I debated. I wondered. I hummed and hawed.
This past week, both my man and I took the weekend to witness my sister’s saying “I do” to a good man on the family farm.
My own man had to hustle back home for work, but I had the option of staying for longer.
I wondered, debated if I should!
My Goals and Ideals
You see, the opportunity fell in the middle of harvest and preserving season!
We had two long, overcrowded rows of cucumbers that had just began yielding oblong green fruits, fruits that would be too large for pickles by the time I returned. There were heirlooms seeds that might come ripe while I was away, seeds I had hoped to save for next year’s crop. The garden needed weeding. Squash and pumpkin plants were overrunning the vegetable rows on both sides.
And cheese. I had homemade cheese developing a rind in the fridge, waiting until it could be sealed with wax. Canning season was settling upon us. Was I prepared for it? Not quite.
I like control. I like success. All too often, I can overwork myself for the sake of accomplishing my goals!
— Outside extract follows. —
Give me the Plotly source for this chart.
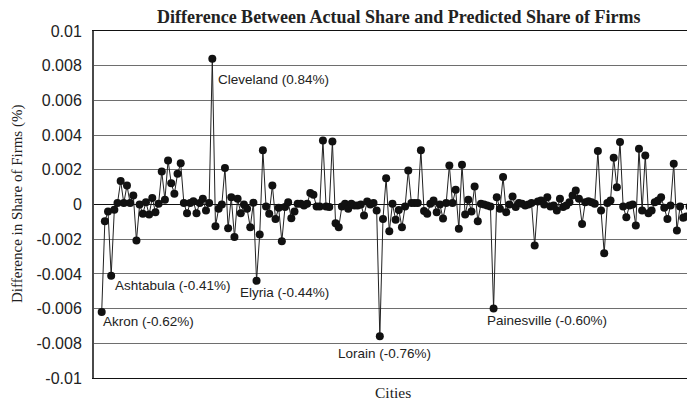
import plotly.graph_objects as go

# Difference between actual and predicted share of firms, in thousandths (x 0.001)
diff_thousandths = [
    -6.2, -0.96, -0.4, -4.1, -0.3, 0.08, 1.35, 0.08, 1.1, 0.08,
    0.52, -2.08, 0.0, -0.54, 0.13, -0.58, 0.38, -0.44, 0.04, 1.9,
    0.27, 2.54, 1.23, 0.62, 1.77, 2.38, 0.08, -0.5, 0.08, 0.19,
    -0.5, 0.08, 0.33, -0.35, 0.08, 8.4, -1.25, -0.25, 0.0, 2.1,
    -1.37, 0.42, -1.88, 0.33, -0.5, 0.0, -0.25, -1.31, 0.1, -4.4,
    -1.73, 3.12, -0.12, -0.54, 1.1, -0.83, -0.19, -2.12, -0.15, 0.13,
    -0.79, -0.4, 0.04, 0.04, -0.06, 0.04, 0.67, 0.56, -0.12, -0.12,
    3.69, -0.12, -0.15, 3.63, -1.08, -1.31, -0.12, 0.04, -0.25, 0.04,
    -0.06, -0.06, 0.0, -0.63, 0.17, 0.0, 0.08, -0.35, -7.6, -0.83,
    1.52, -1.54, 0.04, -0.88, -0.31, -1.31, -0.12, 1.96, 0.08, 0.08,
    0.08, 3.12, -0.38, -0.54, 0.04, 0.23, -0.44, 0.0, -0.8, 0.08,
    2.25, 0.08, 0.85, -1.4, 2.29, -0.58, 0.27, -0.4, 1.04, -0.96,
    0.04, 0.0, -0.06, -0.12, -6.0, 0.42, -0.25, 1.58, -0.44, 0.0,
    0.46, -0.15, 0.08, 0.04, -0.06, 0.0, 0.08, -2.37, 0.17, 0.23,
    0.0, 0.42, -0.12, -0.06, -0.35, 0.33, -0.15, -0.06, 0.13, 0.52,
    0.81, 0.33, -1.12, 0.13, 0.19, 0.13, 0.04, 3.08, -0.35, -2.81,
    0.08, 0.23, 2.69, 1.0, 3.6, -0.12, -0.73, -0.06, 0.0, -1.21,
    3.21, -0.35, 2.83, -0.5, -0.35, 0.13, 0.23, 0.42, -0.19, -0.83,
    -0.06, 2.35, -1.5, -0.12, -0.77, -0.69, -0.12, -0.19,
]
diff = [v / 1000.0 for v in diff_thousandths]
cities = list(range(1, len(diff) + 1))

# Labelled cities: index in the series, and their label text
label_city_index = [0, 3, 35, 49, 88, 124]
label_texts = ["Akron (-0.62%)", "Ashtabula (-0.41%)", "Cleveland (0.84%)",
               "Elyria (-0.44%)", "Lorain (-0.76%)", "Painesville (-0.60%)"]

y_tick_vals = [0.01, 0.008, 0.006, 0.004, 0.002, 0.0, -0.002, -0.004, -0.006, -0.008, -0.01]
y_tick_text = ["0.01", "0.008", "0.006", "0.004", "0.002", "0", "-0.002", "-0.004", "-0.006", "-0.008", "-0.01"]

title_text = "Difference Between Actual Share and Predicted Share of Firms"
y_title = "Difference in Share of Firms (%)"
x_title = "Cities"

# The page body has an 8px default margin, so the figure is placed at (8, 8)
OFF = 8
WIN_W, WIN_H = 695, 404
W, H = WIN_W - OFF, WIN_H - OFF
# plot area in window pixels
PX_L, PX_R, PX_T, PX_B = 94, 695, 31, 378
L, R, T, B = PX_L - OFF, WIN_W - PX_R, PX_T - OFF, H - (PX_B - OFF)
pw = W - L - R
ph = H - T - B


def paper_x(xw):
    return (xw - OFF - L) / pw


def paper_y(yw):
    return ((H - (yw - OFF)) - B) / ph


fig = go.Figure()
fig.add_trace(go.Scatter(
    x=cities, y=diff, mode="lines+markers",
    line=dict(color="#222222", width=1),
    marker=dict(color="#111111", size=8),
    hoverinfo="skip",
))

# label offsets (pixels) relative to their point
label_shift = [(-1, -9), (2, -10), (4, -21), (-19, -12), (-44, -17), (-9, -12)]
for idx, txt, (dx, dy) in zip(label_city_index, label_texts, label_shift):
    fig.add_annotation(
        x=cities[idx], y=diff[idx], xref="x", yref="y", text=txt,
        showarrow=False, xanchor="left", yanchor="middle",
        xshift=dx, yshift=dy,
        font=dict(family="Liberation Sans, Arial", size=13.5, color="#222222"),
    )

serif = "Liberation Serif, Times New Roman"
fig.add_annotation(
    x=paper_x(17), y=paper_y(204), xref="paper", yref="paper", text=y_title,
    showarrow=False, textangle=-90, xanchor="center", yanchor="middle",
    font=dict(family=serif, size=15, color="#222222"),
)
fig.add_annotation(
    x=paper_x(393), y=paper_y(392), xref="paper", yref="paper", text=x_title,
    showarrow=False, xanchor="center", yanchor="middle",
    font=dict(family=serif, size=15.5, color="#222222"),
)
fig.add_annotation(
    x=paper_x(399), y=paper_y(17), xref="paper", yref="paper",
    text="<b>" + title_text + "</b>", showarrow=False,
    xanchor="center", yanchor="middle",
    font=dict(family=serif, size=18, color="#222222"),
)

n = len(cities)
first_px, last_px = 101.7, 692.7
step = (last_px - first_px) / (n - 1)
x_lo = cities[0] - (first_px - PX_L) / step
x_hi = cities[-1] + (PX_R - last_px) / step

fig.update_layout(
    width=W, height=H,
    margin=dict(l=L, r=R, t=T, b=B, pad=0),
    paper_bgcolor="white", plot_bgcolor="white",
    showlegend=False,
    xaxis=dict(
        range=[x_lo, x_hi], showticklabels=False, showgrid=False, zeroline=False,
        showline=True, mirror=True, linecolor="#111111", linewidth=1, ticks="",
    ),
    yaxis=dict(
        range=[-0.01, 0.01], tickvals=y_tick_vals, ticktext=y_tick_text,
        showgrid=True, gridcolor="#6e6e6e", gridwidth=1,
        zeroline=True, zerolinecolor="#111111", zerolinewidth=1,
        showline=True, linecolor="#4a4a4a", linewidth=2, ticks="",
        ticklabelstandoff=7,
        tickfont=dict(family="Liberation Sans, Arial", size=16, color="#222222"),
    ),
)

fig.write_html("out.html")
Coming home to an under-kept garden isn’t a good feeling. The overgrown cucumbers would make me feel as if I’d wasted a portion of my efforts and energy. And saving seeds? It was possible I’d have to wait another year before reaching that goal with particular vegetables!
More Important Things
As I contemplated, I realized that while it is wise to have personal goals for my home and pantry, its also important to put time and effort toward what is most important. I’ve faced enough in life to know it isn’t about homemaking, good food and accomplishments! Those things were meant to compliment life, not control or become it’s focus!
It’s about things that last forever. Like people. And taking time to slow down so God can get hold of my heart again, so I can see and be in tune to His own.
So I went.
Know what else?
The garden did grow some very large weeds! The pickling cucumbers morphed into giants.
The seeds I’d hoped to save didn’t all ripen at the same time and there’s still plenty to be had. And canning? I actually didn’t miss it!
My cold room shelves aren’t as full as they were last year. I don’t yet have that wonderful feeling of success so many home-canners feel, knowing good food is stocked and set by for winter.
However, I am learning to hold my food raising and preserving activities with a lighter hand, recognizing my need to surrender even that to God’s direction.
Aside from being the best choice, it was also a wonderful experience (we all know that the best choice doesn’t always come with a wonderful experience, right?)!
Looking back now, I wonder why I hesitated?
Certainly, there is a place for evaluating the wisdom in taking time off. But for the sake of pickles? For the sake of a “picture perfect” garden? A clean house? Or the cracked cheese in the bottom of my fridge? E-hem!
How foolish that sounds!
I made memories with people I love, had opportunity to invest into their lives and to also be invested into.
I had experiences that were refreshing and bonding: a wild horse ride in the hills, taking the quad to check for fruit, a wrong step while picking blackberries that tumbled me into a patch where a thousand thorns punctured my skin while I hollered for help!
Fishing for crawdads the river, walking down “memory lane” with a friend, exploring an old abandoned root cellar, spending time with my youngest sister and helping my mom after the wedding rush…!
No regrets for the time I spent in this old farmhouse, with the occupants of it! I’m glad I went. I’m glad I gave up “control” to experience something deeper. I’m grateful for those experiences. And I’d do it all over again.